The researchers utilized large language models as the most powerful available machine-learning models to address the complex task of vision-and-language navigation. They used a captioning model to generate text descriptions of a robot’s visual observations, which were combined with language-based instructions to guide the robot through the multistep navigation process. The large language model outputs a caption of the scene the robot should see after completing each step and updates the trajectory history to guide the robot to its goal one step at a time. The overall goal was to use language to substitute for visual data from a robot’s camera in order to streamline the navigation process.
The research team created templates to present observation information to the model in a standardized form, enabling the robot to make choices based on its surroundings. By encoding visual observations into language descriptions, the researchers simplified the process for the AI agent to understand the task and respond appropriately. This approach not only requires fewer computational resources to synthesize training data but also provides more transparency, making it easier to assess why the robot may have failed to reach its goal.
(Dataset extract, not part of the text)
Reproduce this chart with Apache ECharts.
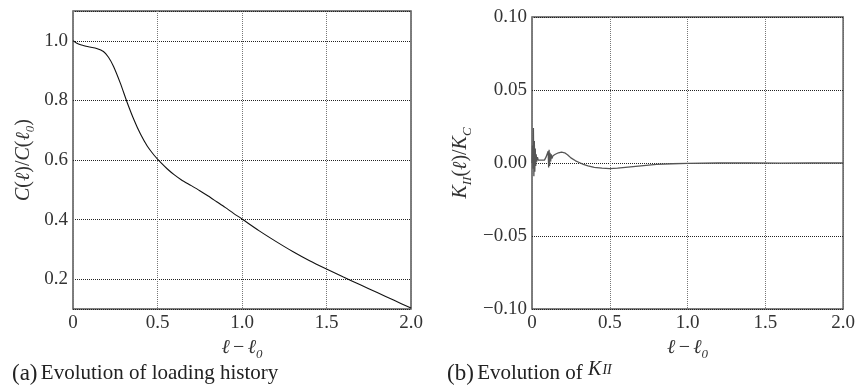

The ability to use only language-based input allows the system to be applied across various tasks and environments without any modifications.
While the language-based method may lose some depth information compared to vision-based models, the researchers found that combining language-based representations with vision-based methods actually improved the robot’s navigation ability. Language was able to capture higher-level information that might not be easily captured by pure vision features. The researchers aim to further explore this concept and develop a navigation-oriented captioner that can enhance the method’s performance. They also want to investigate how large language models can exhibit spatial awareness to improve language-based navigation.
This research demonstrates the potential of using language-based representations in combination with vision-based methods to enhance the navigation capabilities of home robots. By converting visual data into text descriptions and feeding them into a large language model, the researchers were able to generate synthetic training data efficiently and improve the robot’s ability to understand and respond to user instructions. Future studies will focus on leveraging large language models to further develop spatial awareness and optimize language-based navigation systems.